AWS is clearly making headway in inducing greater adoption of its in-house chips, including by striking partnerships with AI-centric companies like Databricks and Anthropic.
And then we have Google Cloud, which remains in the lead when it comes to custom chips for AI workloads, offering its Tensor Processing Units (TPUs) since 2018. In fact, in a recent article we discussed how Google Cloud is the only hyperscaler gaining market share in 2024, and how it is “running circles around Microsoft Azure” on the “custom chips” front thanks to being less reliant on Nvidia’s GPUs.
Additionally, AI start-ups like Groq and Cerebras are also specifically designing chips to handle AI inferencing computations, offering cheaper alternatives over Nvidia’s GPUs.
The point is, the broader tech industry’s efforts to continuously improve the price-performance of generative AI computations and make the technology universally accessible may indeed incur alternatives to Nvidia’s platform that is likely to eat into its market share.
The investment case for Nvidia stock
NVDA currently trades at around 48x forward earnings. Although it is imperative to also consider the rate at which a company is growing its earnings, not just what the earnings will be, when assessing a stock’s valuation.
Despite rising competition, Nvidia’s pricing power remains second to none, conducive to enviable profit margins. Gross margins continue to hover between 70-75%, while the net margins remain above 50%, which means the majority of the revenue generated by the company flows down to the bottom line, boosting EPS for shareholders.
Unsurprisingly, out of all the Magnificent 6 stocks, NVDA has the highest projected EPS growth rate at 37.53%.
Note that Tesla (TSLA) has been excluded from the group of ‘AI Winners’ usually dubbed as “Magnificent 7,” given the stock’s detachment from fundamentals lately.
Now, when we adjust each stock’s Forward P/E ratio by the expected EPS growth rates, we obtain the following Forward Price-Earnings-Growth (Forward PEG) multiples.
Barring GOOG whose valuation is currently being discounted amid its antitrust challenges, NVDA remains one of the cheapest AI stocks.
So at this valuation, Nvidia’s shares are worth buying.

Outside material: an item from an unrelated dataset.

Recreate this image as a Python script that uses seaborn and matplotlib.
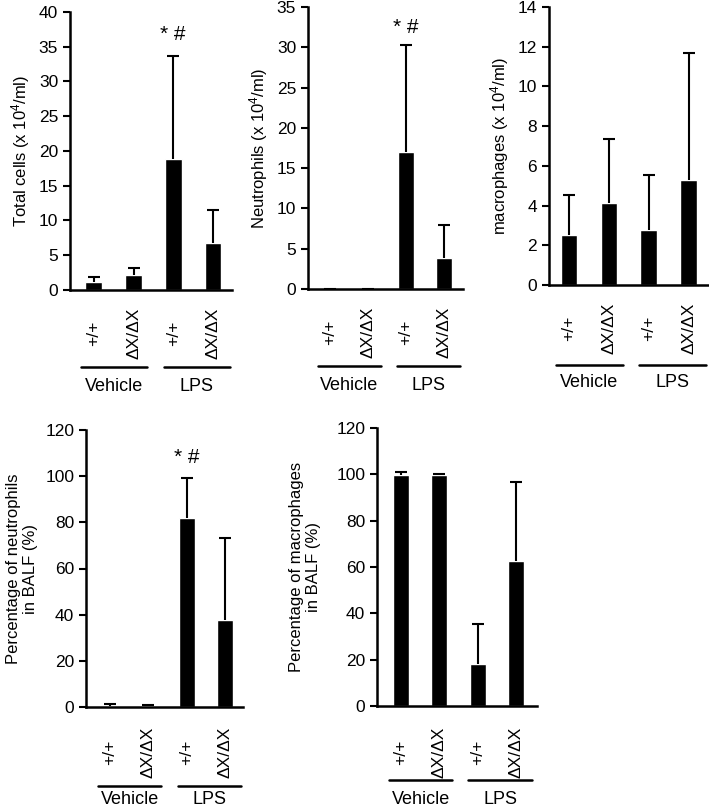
import numpy as np
import pandas as pd
import matplotlib
matplotlib.use("Agg")
import matplotlib.pyplot as plt
import seaborn as sns
from matplotlib.transforms import blended_transform_factory

# ---------------- data ----------------
groups = ["Vehicle", "LPS"]
genotypes = ["+/+", "ΔX/ΔX", "+/+", "ΔX/ΔX"]
keys = ["Vehicle +/+", "Vehicle ΔX/ΔX", "LPS +/+", "LPS ΔX/ΔX"]

total_mean = [1.2, 2.2, 18.9, 6.7]
total_err = [0.7, 0.9, 14.7, 4.8]
neut_mean = [0.0, 0.0, 17.0, 3.8]
neut_err = [0.0, 0.0, 13.3, 4.1]
mac_mean = [2.5, 4.15, 2.75, 5.3]
mac_err = [2.05, 3.2, 2.8, 6.4]
pct_neut_mean = [0.6, 0.4, 82.0, 37.5]
pct_neut_err = [0.9, 0.4, 17.0, 35.5]
pct_mac_mean = [99.5, 99.7, 18.3, 62.5]
pct_mac_err = [1.3, 0.3, 17.0, 34.3]

sig_label = "* #"

sns.set_theme(style="ticks")
plt.rcParams["font.family"] = ["Liberation Sans", "DejaVu Sans"]
plt.rcParams["mathtext.default"] = "regular"
for k in ["text.color", "axes.labelcolor", "xtick.color", "ytick.color", "axes.edgecolor"]:
    plt.rcParams[k] = "black"

W, H = 709, 809
fig = plt.figure(figsize=(W / 100, H / 100), dpi=100)


def make_ax(left, right, top, bottom):
    return fig.add_axes([left / W, 1 - bottom / H, (right - left) / W, (bottom - top) / H])


def panel(box, means, errs, ymax, ystep, ylabel, xlim, sig=None,
          tick_off=43, line_off=77, text_off=96, labelpad=5):
    left, right, top, bottom = box
    ax = make_ax(*box)
    hpx = bottom - top
    df = pd.DataFrame({"key": keys, "value": means})
    sns.barplot(data=df, x="key", y="value", order=keys, color="black",
                width=0.42, saturation=1, ax=ax, errorbar=None)
    x = np.arange(len(keys))
    eb = ax.errorbar(x, means, yerr=[np.zeros(len(errs)), errs], fmt="none",
                     ecolor="black", elinewidth=1.5, capsize=4.5, capthick=1.5)
    eb[1][0].set_visible(False)  # hide lower caps
    ax.set_ylim(0, ymax)
    ax.set_yticks(np.arange(0, ymax + 0.001, ystep))
    ax.set_xlim(*xlim)
    ax.set_xticks([])
    ax.set_xlabel("")
    ax.set_ylabel(ylabel, fontsize=12, labelpad=labelpad)
    ax.tick_params(axis="y", labelsize=12.5, length=5, width=1.5, direction="out")
    for s in ["top", "right"]:
        ax.spines[s].set_visible(False)
    for s in ["left", "bottom"]:
        ax.spines[s].set_linewidth(1.8)
    tr = blended_transform_factory(ax.transData, ax.transAxes)
    for i, g in enumerate(genotypes):
        ax.text(i, -tick_off / hpx, g, rotation=90, ha="center", va="center",
                fontsize=12.5, transform=tr)
    spans = [(-0.32, 1.34), (1.76, 3.42)]
    for (a, b), g in zip(spans, groups):
        ax.plot([a, b], [-line_off / hpx] * 2, color="black", lw=1.8,
                transform=tr, clip_on=False)
        ax.text((a + b) / 2, -text_off / hpx, g, ha="center", va="center",
                fontsize=13, transform=tr)
    if sig is not None:
        ax.text(2, sig, sig_label, ha="center", va="center", fontsize=15)
    return ax


panel((70, 232, 12, 290), total_mean, total_err, 40, 5,
      "Total cells (x 10$^4$/ml)", (-0.6, 3.48), sig=36.8)
panel((308, 463, 7, 289), neut_mean, neut_err, 35, 5,
      "Neutrophils (x 10$^4$/ml)", (-0.58, 3.5), sig=32.5)
panel((549, 708, 7, 285), mac_mean, mac_err, 14, 2,
      "macrophages (x 10$^4$/ml)", (-0.5, 3.48), text_off=98, line_off=80)
panel((86, 243, 430, 707), pct_neut_mean, pct_neut_err, 120, 20,
      "Percentage of neutrophils\nin BALF (%)", (-0.63, 3.47), sig=108,
      tick_off=45, line_off=79, text_off=93)
panel((377, 537, 428, 706), pct_mac_mean, pct_mac_err, 120, 20,
      "Percentage of macrophages\nin BALF (%)", (-0.63, 3.55),
      tick_off=46, line_off=74, text_off=94, labelpad=11)

fig.savefig("out.png", dpi=100, facecolor="white")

Although a note of caution here alongside the rating upgrade. NVDA remains a volatile stock prone to significant draw-downs in the share price. So investors that have been on the sidelines considering whether to purchase the stock should only invest if they are ready to buy more on any pullbacks, keeping the long-term growth prospects in mind.
At present, Nvidia remains the king of AI.
Analyst’s Disclosure: I/we have a beneficial long position in the shares of NVDA either through stock ownership, options, or other derivatives. I wrote this article myself, and it expresses my own opinions. I am not receiving compensation for it (other than from Seeking Alpha). I have no business relationship with any company whose stock is mentioned in this article.